▶ [PROBLEM REQUIREMENTS]
Exclude all pictures, then copy each of the records exactly as written.

--- BEGIN RECORDS PROVIDED ---

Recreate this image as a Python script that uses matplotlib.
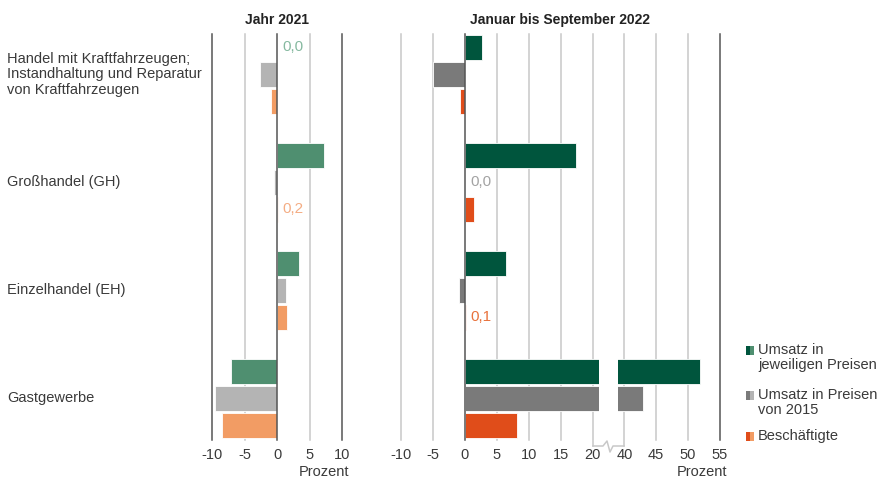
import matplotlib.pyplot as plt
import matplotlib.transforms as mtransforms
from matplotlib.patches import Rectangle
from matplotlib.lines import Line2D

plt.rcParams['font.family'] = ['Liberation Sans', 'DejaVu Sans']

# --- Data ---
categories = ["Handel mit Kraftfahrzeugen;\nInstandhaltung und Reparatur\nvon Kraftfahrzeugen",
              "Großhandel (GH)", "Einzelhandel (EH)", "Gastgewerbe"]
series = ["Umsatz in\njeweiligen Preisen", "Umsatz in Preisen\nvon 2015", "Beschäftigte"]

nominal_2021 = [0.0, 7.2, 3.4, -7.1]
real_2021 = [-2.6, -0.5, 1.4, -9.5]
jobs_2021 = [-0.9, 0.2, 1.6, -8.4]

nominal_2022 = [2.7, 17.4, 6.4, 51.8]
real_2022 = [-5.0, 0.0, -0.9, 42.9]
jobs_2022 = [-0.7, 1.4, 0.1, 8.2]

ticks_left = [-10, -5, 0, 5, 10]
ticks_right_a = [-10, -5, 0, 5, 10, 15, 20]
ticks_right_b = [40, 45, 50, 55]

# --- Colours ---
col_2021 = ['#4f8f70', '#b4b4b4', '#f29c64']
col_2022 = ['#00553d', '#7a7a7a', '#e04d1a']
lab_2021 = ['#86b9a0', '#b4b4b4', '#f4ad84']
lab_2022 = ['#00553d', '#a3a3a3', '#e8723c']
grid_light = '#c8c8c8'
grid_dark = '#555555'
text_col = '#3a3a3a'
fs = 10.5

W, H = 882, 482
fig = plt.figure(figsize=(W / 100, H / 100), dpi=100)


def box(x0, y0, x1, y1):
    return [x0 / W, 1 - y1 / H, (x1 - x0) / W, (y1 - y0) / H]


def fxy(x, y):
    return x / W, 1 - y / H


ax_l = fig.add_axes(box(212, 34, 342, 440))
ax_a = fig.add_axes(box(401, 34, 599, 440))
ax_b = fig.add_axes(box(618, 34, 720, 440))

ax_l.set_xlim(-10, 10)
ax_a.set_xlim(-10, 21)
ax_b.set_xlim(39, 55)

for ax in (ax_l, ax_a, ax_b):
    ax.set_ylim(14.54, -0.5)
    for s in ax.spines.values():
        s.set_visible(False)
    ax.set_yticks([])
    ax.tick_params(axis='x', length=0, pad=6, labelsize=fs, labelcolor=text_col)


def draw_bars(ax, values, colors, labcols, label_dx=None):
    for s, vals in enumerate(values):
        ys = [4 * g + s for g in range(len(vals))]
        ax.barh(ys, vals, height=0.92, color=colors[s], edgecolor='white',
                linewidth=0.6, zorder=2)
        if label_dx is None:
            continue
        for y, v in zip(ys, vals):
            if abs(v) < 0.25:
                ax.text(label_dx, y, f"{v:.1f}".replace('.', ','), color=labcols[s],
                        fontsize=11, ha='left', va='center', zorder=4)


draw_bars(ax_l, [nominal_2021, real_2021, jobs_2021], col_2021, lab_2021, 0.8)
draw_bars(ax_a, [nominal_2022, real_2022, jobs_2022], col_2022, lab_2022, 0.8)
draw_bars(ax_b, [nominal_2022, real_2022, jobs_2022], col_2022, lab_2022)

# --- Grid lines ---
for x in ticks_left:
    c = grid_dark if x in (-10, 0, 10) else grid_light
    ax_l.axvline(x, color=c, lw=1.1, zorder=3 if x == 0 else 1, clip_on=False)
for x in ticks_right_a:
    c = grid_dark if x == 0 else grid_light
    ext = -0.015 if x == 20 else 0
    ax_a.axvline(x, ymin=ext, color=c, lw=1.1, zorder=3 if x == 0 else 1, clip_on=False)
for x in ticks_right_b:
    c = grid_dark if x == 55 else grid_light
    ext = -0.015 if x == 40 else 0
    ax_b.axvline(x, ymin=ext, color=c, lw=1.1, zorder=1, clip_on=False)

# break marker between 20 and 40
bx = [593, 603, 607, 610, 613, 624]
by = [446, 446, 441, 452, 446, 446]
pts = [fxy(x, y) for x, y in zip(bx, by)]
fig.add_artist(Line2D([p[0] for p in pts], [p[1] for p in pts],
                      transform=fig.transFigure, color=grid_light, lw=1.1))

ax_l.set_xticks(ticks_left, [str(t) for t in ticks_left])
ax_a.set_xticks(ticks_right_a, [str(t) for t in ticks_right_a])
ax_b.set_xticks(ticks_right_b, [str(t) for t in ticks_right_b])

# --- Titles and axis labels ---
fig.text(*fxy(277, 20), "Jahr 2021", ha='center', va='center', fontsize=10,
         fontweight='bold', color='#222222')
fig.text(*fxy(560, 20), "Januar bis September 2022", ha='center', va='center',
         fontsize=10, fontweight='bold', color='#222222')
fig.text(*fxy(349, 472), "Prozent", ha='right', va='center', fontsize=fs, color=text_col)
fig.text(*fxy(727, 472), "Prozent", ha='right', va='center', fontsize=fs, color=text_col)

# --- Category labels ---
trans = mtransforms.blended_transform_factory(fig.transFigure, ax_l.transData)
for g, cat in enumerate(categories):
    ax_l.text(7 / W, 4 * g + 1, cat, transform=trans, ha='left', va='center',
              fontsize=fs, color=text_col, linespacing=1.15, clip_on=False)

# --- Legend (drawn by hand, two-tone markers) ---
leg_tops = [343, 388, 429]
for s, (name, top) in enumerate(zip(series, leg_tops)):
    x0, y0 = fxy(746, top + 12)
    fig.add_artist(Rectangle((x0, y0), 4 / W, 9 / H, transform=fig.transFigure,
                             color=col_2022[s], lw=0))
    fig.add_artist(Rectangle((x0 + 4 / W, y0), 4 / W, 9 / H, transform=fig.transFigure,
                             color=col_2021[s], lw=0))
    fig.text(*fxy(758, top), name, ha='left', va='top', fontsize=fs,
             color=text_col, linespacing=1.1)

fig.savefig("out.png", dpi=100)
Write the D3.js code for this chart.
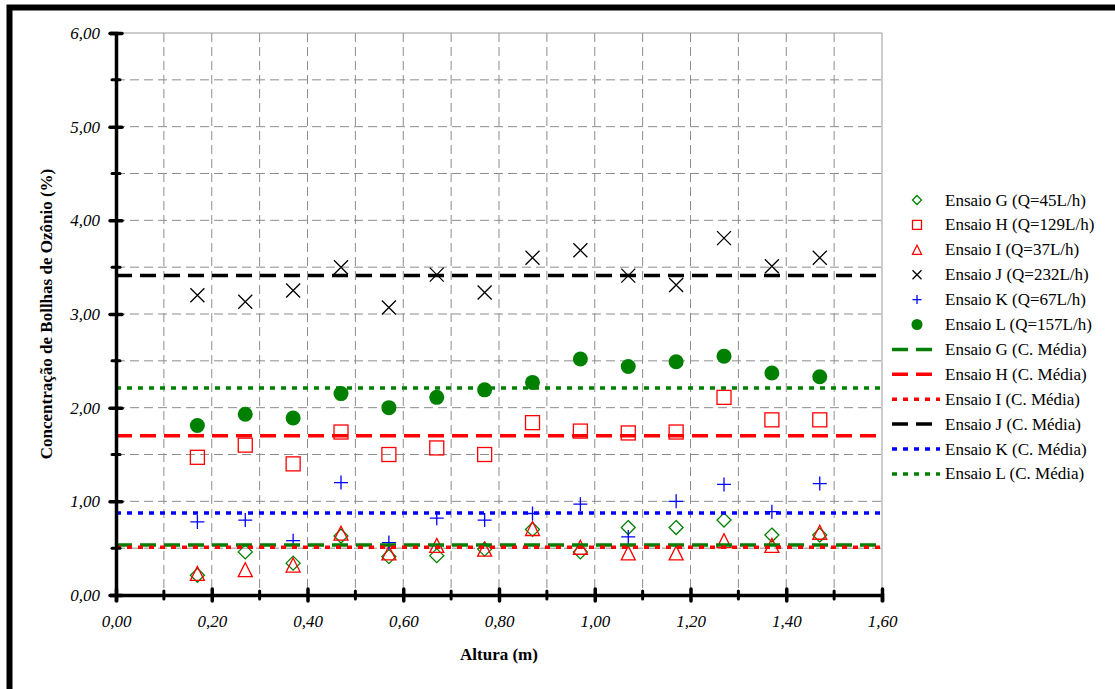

--- END RECORDS PROVIDED ---

▶ [WRITTEN SOLUTION]
Recreate this image as a Python script that uses matplotlib.
import matplotlib.pyplot as plt
import matplotlib.transforms as mtransforms
from matplotlib.patches import Rectangle
from matplotlib.lines import Line2D

plt.rcParams['font.family'] = ['Liberation Sans', 'DejaVu Sans']

# --- Data ---
categories = ["Handel mit Kraftfahrzeugen;\nInstandhaltung und Reparatur\nvon Kraftfahrzeugen",
              "Großhandel (GH)", "Einzelhandel (EH)", "Gastgewerbe"]
series = ["Umsatz in\njeweiligen Preisen", "Umsatz in Preisen\nvon 2015", "Beschäftigte"]

nominal_2021 = [0.0, 7.2, 3.4, -7.1]
real_2021 = [-2.6, -0.5, 1.4, -9.5]
jobs_2021 = [-0.9, 0.2, 1.6, -8.4]

nominal_2022 = [2.7, 17.4, 6.4, 51.8]
real_2022 = [-5.0, 0.0, -0.9, 42.9]
jobs_2022 = [-0.7, 1.4, 0.1, 8.2]

ticks_left = [-10, -5, 0, 5, 10]
ticks_right_a = [-10, -5, 0, 5, 10, 15, 20]
ticks_right_b = [40, 45, 50, 55]

# --- Colours ---
col_2021 = ['#4f8f70', '#b4b4b4', '#f29c64']
col_2022 = ['#00553d', '#7a7a7a', '#e04d1a']
lab_2021 = ['#86b9a0', '#b4b4b4', '#f4ad84']
lab_2022 = ['#00553d', '#a3a3a3', '#e8723c']
grid_light = '#c8c8c8'
grid_dark = '#555555'
text_col = '#3a3a3a'
fs = 10.5

W, H = 882, 482
fig = plt.figure(figsize=(W / 100, H / 100), dpi=100)


def box(x0, y0, x1, y1):
    return [x0 / W, 1 - y1 / H, (x1 - x0) / W, (y1 - y0) / H]


def fxy(x, y):
    return x / W, 1 - y / H


ax_l = fig.add_axes(box(212, 34, 342, 440))
ax_a = fig.add_axes(box(401, 34, 599, 440))
ax_b = fig.add_axes(box(618, 34, 720, 440))

ax_l.set_xlim(-10, 10)
ax_a.set_xlim(-10, 21)
ax_b.set_xlim(39, 55)

for ax in (ax_l, ax_a, ax_b):
    ax.set_ylim(14.54, -0.5)
    for s in ax.spines.values():
        s.set_visible(False)
    ax.set_yticks([])
    ax.tick_params(axis='x', length=0, pad=6, labelsize=fs, labelcolor=text_col)


def draw_bars(ax, values, colors, labcols, label_dx=None):
    for s, vals in enumerate(values):
        ys = [4 * g + s for g in range(len(vals))]
        ax.barh(ys, vals, height=0.92, color=colors[s], edgecolor='white',
                linewidth=0.6, zorder=2)
        if label_dx is None:
            continue
        for y, v in zip(ys, vals):
            if abs(v) < 0.25:
                ax.text(label_dx, y, f"{v:.1f}".replace('.', ','), color=labcols[s],
                        fontsize=11, ha='left', va='center', zorder=4)


draw_bars(ax_l, [nominal_2021, real_2021, jobs_2021], col_2021, lab_2021, 0.8)
draw_bars(ax_a, [nominal_2022, real_2022, jobs_2022], col_2022, lab_2022, 0.8)
draw_bars(ax_b, [nominal_2022, real_2022, jobs_2022], col_2022, lab_2022)

# --- Grid lines ---
for x in ticks_left:
    c = grid_dark if x in (-10, 0, 10) else grid_light
    ax_l.axvline(x, color=c, lw=1.1, zorder=3 if x == 0 else 1, clip_on=False)
for x in ticks_right_a:
    c = grid_dark if x == 0 else grid_light
    ext = -0.015 if x == 20 else 0
    ax_a.axvline(x, ymin=ext, color=c, lw=1.1, zorder=3 if x == 0 else 1, clip_on=False)
for x in ticks_right_b:
    c = grid_dark if x == 55 else grid_light
    ext = -0.015 if x == 40 else 0
    ax_b.axvline(x, ymin=ext, color=c, lw=1.1, zorder=1, clip_on=False)

# break marker between 20 and 40
bx = [593, 603, 607, 610, 613, 624]
by = [446, 446, 441, 452, 446, 446]
pts = [fxy(x, y) for x, y in zip(bx, by)]
fig.add_artist(Line2D([p[0] for p in pts], [p[1] for p in pts],
                      transform=fig.transFigure, color=grid_light, lw=1.1))

ax_l.set_xticks(ticks_left, [str(t) for t in ticks_left])
ax_a.set_xticks(ticks_right_a, [str(t) for t in ticks_right_a])
ax_b.set_xticks(ticks_right_b, [str(t) for t in ticks_right_b])

# --- Titles and axis labels ---
fig.text(*fxy(277, 20), "Jahr 2021", ha='center', va='center', fontsize=10,
         fontweight='bold', color='#222222')
fig.text(*fxy(560, 20), "Januar bis September 2022", ha='center', va='center',
         fontsize=10, fontweight='bold', color='#222222')
fig.text(*fxy(349, 472), "Prozent", ha='right', va='center', fontsize=fs, color=text_col)
fig.text(*fxy(727, 472), "Prozent", ha='right', va='center', fontsize=fs, color=text_col)

# --- Category labels ---
trans = mtransforms.blended_transform_factory(fig.transFigure, ax_l.transData)
for g, cat in enumerate(categories):
    ax_l.text(7 / W, 4 * g + 1, cat, transform=trans, ha='left', va='center',
              fontsize=fs, color=text_col, linespacing=1.15, clip_on=False)

# --- Legend (drawn by hand, two-tone markers) ---
leg_tops = [343, 388, 429]
for s, (name, top) in enumerate(zip(series, leg_tops)):
    x0, y0 = fxy(746, top + 12)
    fig.add_artist(Rectangle((x0, y0), 4 / W, 9 / H, transform=fig.transFigure,
                             color=col_2022[s], lw=0))
    fig.add_artist(Rectangle((x0 + 4 / W, y0), 4 / W, 9 / H, transform=fig.transFigure,
                             color=col_2021[s], lw=0))
    fig.text(*fxy(758, top), name, ha='left', va='top', fontsize=fs,
             color=text_col, linespacing=1.1)

fig.savefig("out.png", dpi=100)
Write the D3.js code for this chart.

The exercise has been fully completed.